People in Western society do not feel they can honestly discuss problems that exist in the Muslim community, UKIP's leader in the Welsh Assembly has said.

During a heated BBC Wales Ask the Leader programme, Neil Hamilton said an extreme "strand of Islam" was having a "dramatic and disastrous effect".

He said the Manchester suicide bomber was a "fundamentalist Muslim".

He denied UKIP was targeting Muslims, but claimed "the problem exists only within the Muslim community".

The AM for Mid and West Wales said: "Part of the problem with Islamophobia today in Western society is that people feel that we've not been able honestly to discuss problems that undoubtedly exist within the Muslim community.

"There is a strand of Islam which is extreme and fundamentalist, which don't believe that women have any place in society.

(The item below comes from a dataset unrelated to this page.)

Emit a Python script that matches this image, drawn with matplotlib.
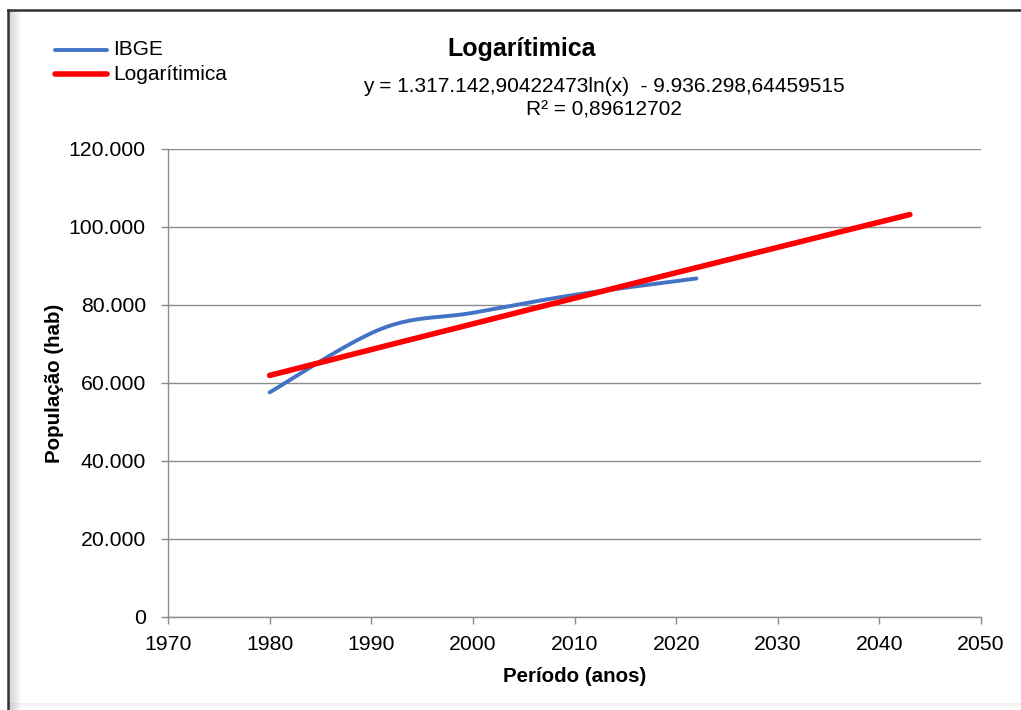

"It doesn't matter how tiny the percentage is. It clearly has a dramatic and disastrous effect.

"The views espoused by the person who was responsible for that disgraceful, disgusting outrage in Manchester a few days ago is somebody who believes in fundamentalist Islam.

"The overwhelming majority of Muslims are just as outraged by this as anybody else. But until we actually deal with the particular problems that exist within that religion and no other within Western society - let's be honest about this, it is solely within Islam - this is something which will never truly be sorted out.

When challenged that UKIP was unfairly singling out Muslims, Mr Hamilton replied: "We're not targeting the Muslim community. The problem exists only within the Muslim community.

"This suicide bomber was a fundamentalist Muslim. All suicide bombers have been fundamentalist Muslims. We are targeting the root cause of the problem."

Mr Hamilton went on to say that it was an "unfortunate feature of the Muslim community that a very substantial proportion of Muslim women, towards a quarter, have very little command of English as a language".

"We will never get proper integration unless we do something to address this particular problem."

Asked how he would change that situation, he said it was "difficult" and that people could not be compelled to do what they do not want to do.

"I think it's got to come within the Muslim community itself," said Mr Hamilton.

Asked about UKIP's policy to ban face veils worn by Muslim women, he said: "You can force people to change the outward symbols".

He added: "The veil is a barrier not just to integration but also to treating women, I think, in a way which frees them from the confines of what I personally regard as anachronistic views about the role of women in society."

Expert view - from Nye Davies of Cardiff University's Wales Governance Centre

If the latest polling data is anything to go by then we are about to witness one of the quickest declines a political party has faced in recent times.

In the 2016 Welsh Assembly election, UKIP won 12.5% of the constituency vote and 13% of the regional vote.

For the upcoming election, polling data from the Wales Governance Centre puts UKIP on 5%. This is an 8% drop from opinion polls in January, a remarkable decline in such a short amount of time.

With UKIP voters seemingly moving in their droves to the Conservatives as Theresa May asks for a "strong hand" in Brexit negotiations, it is difficult to see what the party can offer.

UKIP's entire purpose has been to campaign for the UK to leave the EU - now that this is happening, what else does the party offer?